È anche vitale tenere a mente che quasi un milione di palestinesi sono finanziariamente dipendenti dall’Anp, direttamente e indirettamente, da cui l’ampia percentuale di voci che chiede il mantenimento dell’Autorità Nazionale. Queste voci hanno un interesse nel mantenere il “business” nonostante le cattive performance dell’Anp, che loro stessi riconoscono.
Da ogni punto di vista, la valutazione delle prestazioni non ha quasi senso nel sistema politico palestinese visto che non esistono meccanismi di responsabilità o di pesi e contrappesi. Se le qualifiche, la professionalità, la credibilità e la reputazione fossero realmente usate come base di valutazione, allora l’attuale leadership (soprattutto di Hamas e Fatah) e i loro programmi e approcci sarebbe stata sostituita tempo fa visto il loro record di fallimenti nell’onorare le aspirazioni del popolo palestinese.
Crisi di legittimità
La paura del caos nel caso di dissolvimento dell’Anp è un altro fattore che non possiamo non considerare, soprattutto perché ai palestinesi è negata ogni forma di “transizione democratica”. Affrontare i legittimi timori del popolo palestinese richiederebbe un sistema politico efficiente e sensibile alle esigenze popolari.
Ma questo non accadrà fino a quando le principali modifiche socio-politiche a livello nazionale si svolgeranno sotto – e nonostante – l’occupazione militare israeliana.
Infine due altri indicatori vanno segnalati.
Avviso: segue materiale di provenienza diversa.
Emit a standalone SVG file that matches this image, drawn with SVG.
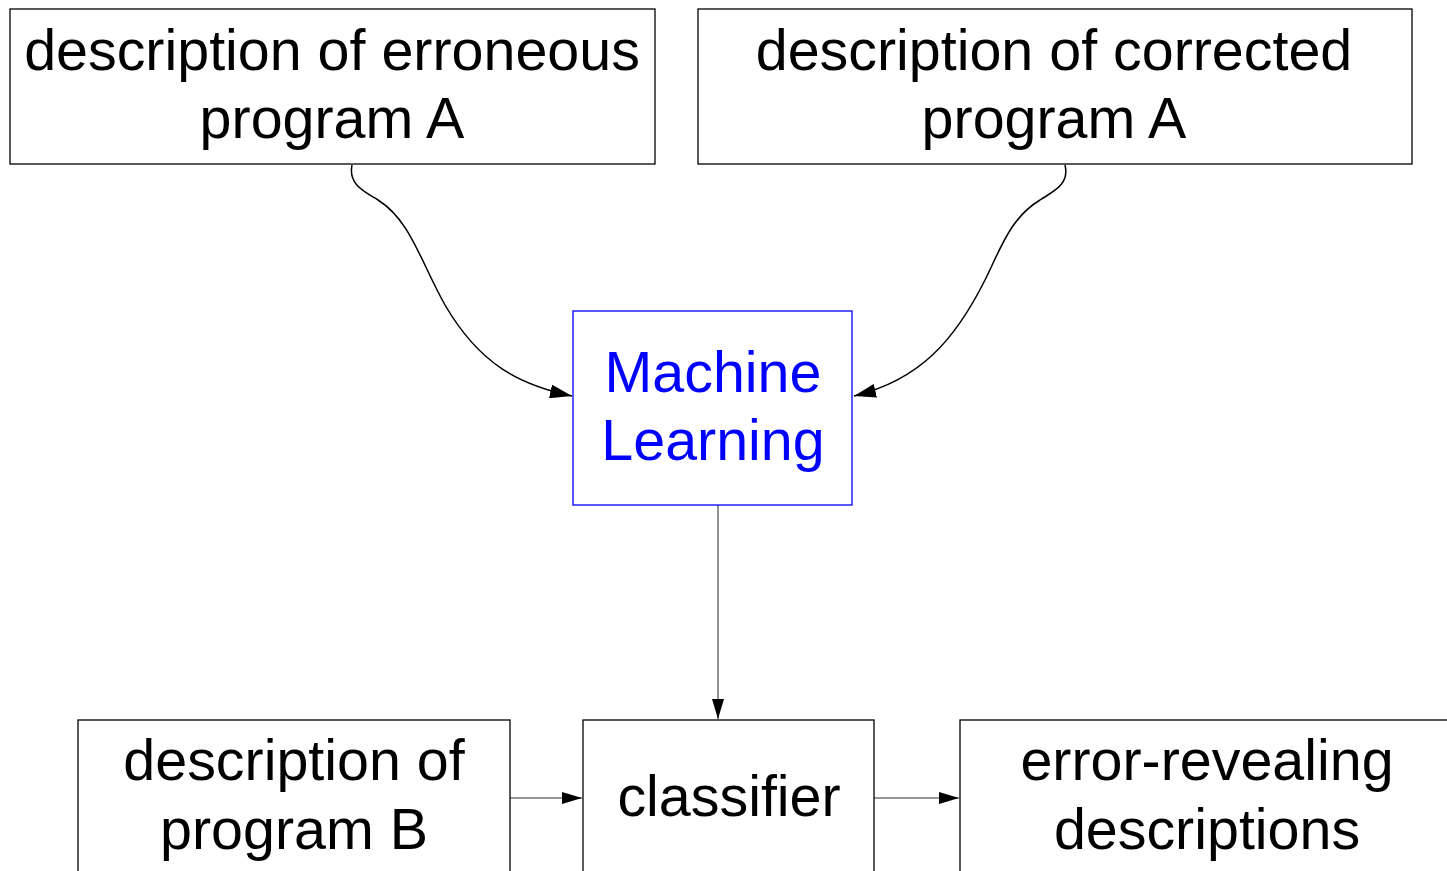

Prima di tutto il 47.2% degli intervistati ritiene che il rinvio delle elezioni amministrative “non fa alcuna differenza” e, in secondo luogo, il 33% non si fida di nessuna fazione politica o religiosa. Questi dati forniscono l’ulteriore prova della crisi di legittimità dello scenario politico palestinese e la distanza tra la gente e l’élite politica.
Mostrano anche che il popolo palestinese è lontano dal cuore del proprio sistema politico e che l’idea di tenere elezioni all’interno di queste dinamiche di potere e di contesto politico come espressione di democrazia è fondamentalmente imperfetta.
Altri prerequisiti sono urgentemente necessari perché si tengano elezioni con un senso. Una lettura critica del risultati del recente sondaggio del Jmcc indica che il voto, all’interno delle attuali strutture, non sarà una panacea per affrontare le dimensioni stratificate della crisi di legittimità e fiducia. Al contrario, riprodurrà gli stessi problemi e creerà una “legittimazione nominale” che maschera la realtà, l’annullamento della democrazia. Parlare di democraiza in un contesto non democratico è pericoloso quanto lo stesso autoritarismo.